Kanlı tezgâhlarını ülkenin her köşesine açanlar; sonu kestirilemeyen kaosu, binlerce cansız bedeni, târûmar olmuş aileleri, sayısız faili meçhulleri arkalarında bırakarak birden bire kayboluyorlardı!..

Gözünün üstünde kaşın var” türünden ihbarlarla ansızın tek tek bulundukları mekânlardan alınan körpecik delikanlılar, adresi belli olmayan toplama kamplarına misafir(!) edilmeye başlanıyordu. Darbeyi yapan zât, “denge sağlansın” diye bir sağdan bir soldan körpecik bedenlerin idam fermanları imzalanıyordu. Bu oyun, daha sonra farkına varılacak “meçhule yolculuk”tan başka bir şey değildi.

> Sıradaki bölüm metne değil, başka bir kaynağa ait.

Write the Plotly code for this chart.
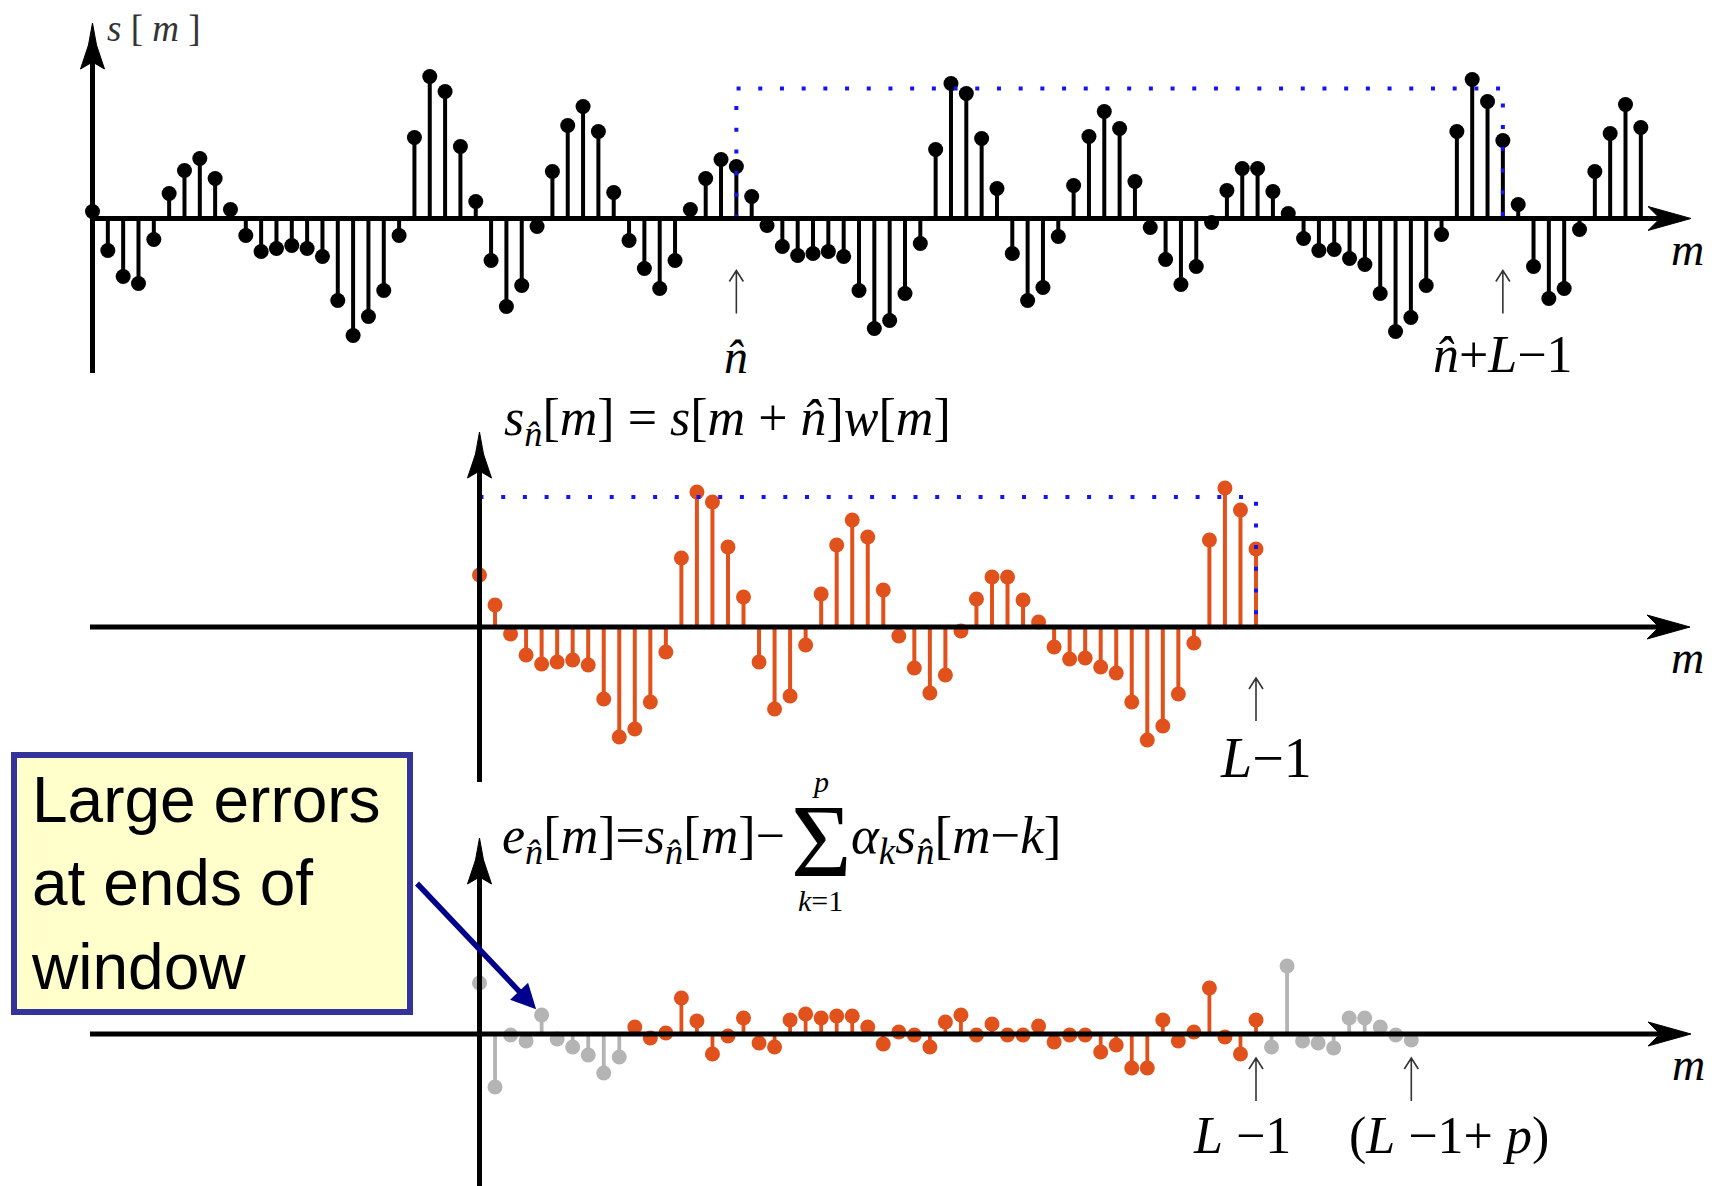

Anadan üryan işkenceler yıllarca inletti; gencecik bedenleri ve onları seyre dalan soğuk yüzlü köhne duvarları. Zindanlar bile ağladı, mecalsiz ruhların üzerine yığılan bedenlere. Mamak’tan, Metris’ten, Ulucanlar’dan Diyarbakır’dan çıkıp da gidebilenler; ömürleri boyunca “zindanlardaki kâbus”larıyla yaşadılar. Hep “hatırlama” ve “unutma” arasında gidip geldiler. Kısaca konuştular, uzun uzun sustular...

ACILAR TAZELİĞİNİ HÂLÂ KORUYOR

Kenan Evren’in genelkurmay ve devlet başkanlığı döneminde yaşanan bu huzur ve adaletin izne çıktığı günlerde 650 bin kişi gözaltına alındı, 1 milyon 683 bin kişi fişlendi, 230 bin kişi askerî mahkemelerce yargılandı, 171 kişi sorgu ve cezaevi işkencelerinde can verdi, 50 kişi ise darağacına gönderildi.

Yıllar geçse de acısı dinmeyen bu menfur hadiselerden 31 yıl sonra 7 Nisan 2011’de darbecilere ilk soruşturma açıldı. Darbenin o tarihte yaşayan isimleri Kenan Evren ile Tahsin Şahinkaya’nın orgenerallik rütbeleri sökülerek haklarında ağırlaştırılmış müebbet hapis cezası verildi. Davanın Yargıtay süreci devam ederken Kenan Evren 10 Mayıs 2015’te 98 yaşında, Şahinkaya ise 9 Temmuz 2015’te 90 yaşında öldü. Ölümlerin gerçekleşmesiyle Yargıtay aşamasındaki dava düştü, fakat rûz-i mahşer davası hâlâ devam ediyor.

Hak davası uğruna zulme uğrayanları rahmetle anıyor, zulmedenleri ise tel’in ediyoruz.